Cuando el corazón de James Agee, destrozado por el alcohol y el trabajo, se detuvo a los 45 años, su dueño dejaba atrás dos guiones cinematográficos, el primero para una película mítica, La Reina de África, el segundo para uno de los mayores logros de la historia del séptimo arte, La noche del cazador, uno de los reportajes periodísticos más bellos jamás dedicados a la dignidad, Elogiemos ahora a hombres famosos, una bellísima novela breve acerca de la formación espiritual e intelectual de un muchacho, Vigilia, y una obra deslumbrante, Una muerte en la familia, que en 1957, dos años después del fallecimiento de su autor, merecería el Pulitzer a título póstumo. Cualquier de estos trabajos bastaría por sí solo para que Agee mereciera nuestro respeto y admiración.

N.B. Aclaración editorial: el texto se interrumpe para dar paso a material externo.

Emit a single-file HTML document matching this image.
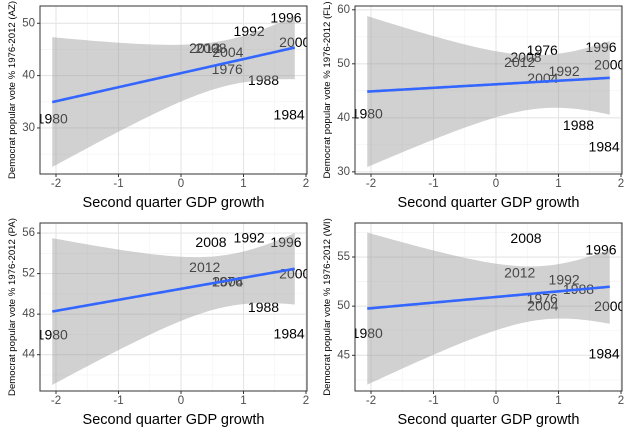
<!DOCTYPE html>
<html><head><meta charset="utf-8">
<style>
html,body{margin:0;padding:0;background:#fff;width:630px;height:434px;overflow:hidden}
svg{display:block;font-family:"Liberation Sans",sans-serif}
</style></head>
<body>
<svg id="chart" width="630" height="434" viewBox="0 0 630 434" xmlns="http://www.w3.org/2000/svg"></svg>
<script>
const years = ["1976","1980","1984","1988","1992","1996","2000","2004","2008","2012"];
const gdpGrowth = [0.74,-2.06,1.73,1.32,1.09,1.68,1.82,0.75,0.48,0.38];
const azVotes = [41.3,31.8,32.6,39.2,48.5,51.1,46.4,44.5,45.3,45.3];
const flVotes = [52.6,40.8,34.65,38.65,48.7,53.1,49.85,47.4,51.25,50.3];
const paVotes = [51.2,46.0,46.1,48.7,55.55,55.1,52.0,51.2,55.1,52.65];
const wiVotes = [50.8,47.25,45.2,51.76,52.7,55.78,50.0,50.07,56.93,53.4];
const states = ["AZ","FL","PA","WI"];
const xTicks = [-2,-1,0,1,2];
const azTicks = [30,40,50];
const flTicks = [30,40,50,60];
const paTicks = [44,48,52,56];
const wiTicks = [45,50,55];

const NS="http://www.w3.org/2000/svg";
const svg=document.getElementById('chart');
function mk(tag,attrs,parent){const e=document.createElementNS(NS,tag);for(const k in attrs)e.setAttribute(k,attrs[k]);(parent||svg).appendChild(e);return e;}

const panels=[
 {st:"AZ",votes:azVotes,ticks:azTicks,ymin:21.2,ymax:53.3,ox:0,oy:0},
 {st:"FL",votes:flVotes,ticks:flTicks,ymin:29.6,ymax:60.7,ox:315,oy:0},
 {st:"PA",votes:paVotes,ticks:paTicks,ymin:40.42,ymax:56.99,ox:0,oy:217},
 {st:"WI",votes:wiVotes,ticks:wiTicks,ymin:41.37,ymax:58.46,ox:315,oy:217}
];
const L=40,R=307,T=6,B=174,XMIN=-2.256,XMAX=2.016;

panels.forEach((p,pi)=>{
 const g=mk('g',{transform:`translate(${p.ox},${p.oy})`});
 
 
 const xs=v=>L+(v-XMIN)/(XMAX-XMIN)*(R-L);
 const ys=v=>B-(v-p.ymin)/(p.ymax-p.ymin)*(B-T);
 mk('rect',{x:L,y:T,width:R-L,height:B-T,fill:'#fff'},g);
 const clipId='clip'+pi;
 const cp=mk('clipPath',{id:clipId},g);mk('rect',{x:L,y:T,width:R-L,height:B-T},cp);
 const step=p.ticks[1]-p.ticks[0];
 for(let v=p.ticks[0]-step/2;v<=p.ymax;v+=step){if(v>p.ymin){const l=mk('line',{x1:L,x2:R,y1:ys(v),y2:ys(v),stroke:'#f2f2f2','stroke-width':0.6},g);}}
 for(let v=-2.5;v<=2;v+=1){if(v>XMIN){const l=mk('line',{y1:T,y2:B,x1:xs(v),x2:xs(v),stroke:'#f2f2f2','stroke-width':0.6},g);}}
 p.ticks.forEach(v=>{const l=mk('line',{x1:L,x2:R,y1:ys(v),y2:ys(v),stroke:'#e5e5e5','stroke-width':1.1},g);});
 xTicks.forEach(v=>{const l=mk('line',{y1:T,y2:B,x1:xs(v),x2:xs(v),stroke:'#e5e5e5','stroke-width':1.1},g);});
 const cg=mk('g',{'clip-path':`url(#${clipId})`},g);
 years.forEach((yr,i)=>{
  const t=mk('text',{x:xs(gdpGrowth[i]),y:ys(p.votes[i]),'text-anchor':'middle','dominant-baseline':'central','font-size':14,fill:'#000'},cg);
  t.textContent=yr;
  
  
 });
 const n=gdpGrowth.length;
 const mx=gdpGrowth.reduce((a,b)=>a+b,0)/n, my=p.votes.reduce((a,b)=>a+b,0)/n;
 let sxx=0,sxy=0;for(let i=0;i<n;i++){sxx+=(gdpGrowth[i]-mx)**2;sxy+=(gdpGrowth[i]-mx)*(p.votes[i]-my);}
 const b=sxy/sxx,a=my-b*mx;
 let sse=0;for(let i=0;i<n;i++)sse+=(p.votes[i]-a-b*gdpGrowth[i])**2;
 const s=Math.sqrt(sse/(n-2)),tq=2.306;
 const x0=Math.min(...gdpGrowth),x1=Math.max(...gdpGrowth);
 const up=[],lo=[],mid=[];
 for(let k=0;k<80;k++){const x=x0+(x1-x0)*k/79;const f=a+b*x;const se=s*Math.sqrt(1/n+(x-mx)**2/sxx);
  up.push([xs(x),ys(f+tq*se)]);lo.push([xs(x),ys(f-tq*se)]);mid.push([xs(x),ys(f)]);}
 const rib=mk('path',{d:'M'+up.map(q=>q.join(',')).join('L')+'L'+lo.reverse().map(q=>q.join(',')).join('L')+'Z',fill:'#999',opacity:0.45},cg);
 
 const ln=mk('path',{d:'M'+mid.map(q=>q.join(',')).join('L'),fill:'none',stroke:'#3366FF','stroke-width':2.6},cg);
 
 const bd=mk('rect',{x:L,y:T,width:R-L,height:B-T,fill:'none',stroke:'#333','stroke-width':1},g);
 
 p.ticks.forEach(v=>{
  mk('line',{x1:L-3,x2:L,y1:ys(v),y2:ys(v),stroke:'#333'},g);
  const t=mk('text',{x:L-5,y:ys(v),'text-anchor':'end','dominant-baseline':'central','font-size':11.5,fill:'#4d4d4d'},g);
  t.textContent=v;
 });
 xTicks.forEach(v=>{
  mk('line',{x1:xs(v),x2:xs(v),y1:B,y2:B+3,stroke:'#333'},g);
  const t=mk('text',{x:xs(v),y:B+13,'text-anchor':'middle','font-size':11.5,fill:'#4d4d4d'},g);
  t.textContent=v;
 });
 const xt=mk('text',{x:(L+R)/2,y:207,'text-anchor':'middle','font-size':14.5,fill:'#000'},g);
 xt.textContent='Second quarter GDP growth';
 
 const yt=mk('text',{x:0,y:0,'text-anchor':'middle','font-size':9.6,fill:'#000',transform:`translate(15,${(T+B)/2}) rotate(-90)`},g);
 yt.textContent='Democrat popular vote % 1976-2012 ('+p.st+')';
 
});
</script>
</body></html>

Pero además, durante tres décadas, entre 1925 y la semana misma de su muerte, acaecida en mayo de 1955, Agee mantuvo una correspondencia apasionante con quien junto a David McDowell fue su mejor amigo, el padre James Harold Flye, profesor de Historia en St. Andrews, escuela episcopaliana de Tennessee a la que Agee llegaría con su madre y su hermana en 1916, al año siguiente de la muerte de su padre (la herida primordial en la vida de Agee, la que nunca se cerró), cuando apenas era un niño de siete años. Cartas al padre Flye constituye, así, un documento de primera mano para asomarse a los abismos de uno de los mejores (y peor conocidos) escritores norteamericanos del pasado siglo.

Leyendo esta correspondencia, de la que, si exceptuamos un par de misivas del padre Flye, sólo se edita la parte que atañe a Agee, es difícil no sentir que se nos concede la rara oportunidad de mirar dentro de un hombre atormentado por muchos y complejos pesares, desde el ya señalado de la losa de la orfandad hasta los que tienen que ver con los ideales políticos reñidos con la realidad y, sobre todo, con los afanes del hecho creativo, tanto más conmovedores cuanto que, para ganarse la vida, Agee tuvo que sacrificar su genio en aras de trabajos muchas veces alimenticios. Si a ello se añaden las circunstancias de una vida afectiva compleja (tres esposas, cuatro hijos) y un carácter autodestructivo (adicciones, tendencias suicidas, la melancolía como tierra natal y verdadero clima), el retrato que de Agee transparentan estas cartas es el de un candidato perpetuo a la caída.

Y sin embargo, entre tanto dolor y devastación, mientras asistimos a la lucha de un hombre por sobrevivir a sí mismo, incluido a todo lo que de terrible posee a menudo el talento, brilla inmaculada, nunca ceñida por las manos sucias de la costumbre, la declaración grande y pura de una amistad entre dos hombres separados por la edad, la condición y el territorio, pero que nunca olvidaron, como Maurice Blanchot escribió con insuperable emoción tras la muerte de Georges Bataille, que la amistad es "esa relación sin dependencia, sin episodio y donde, no obstante, cabe toda la sencillez de la vida".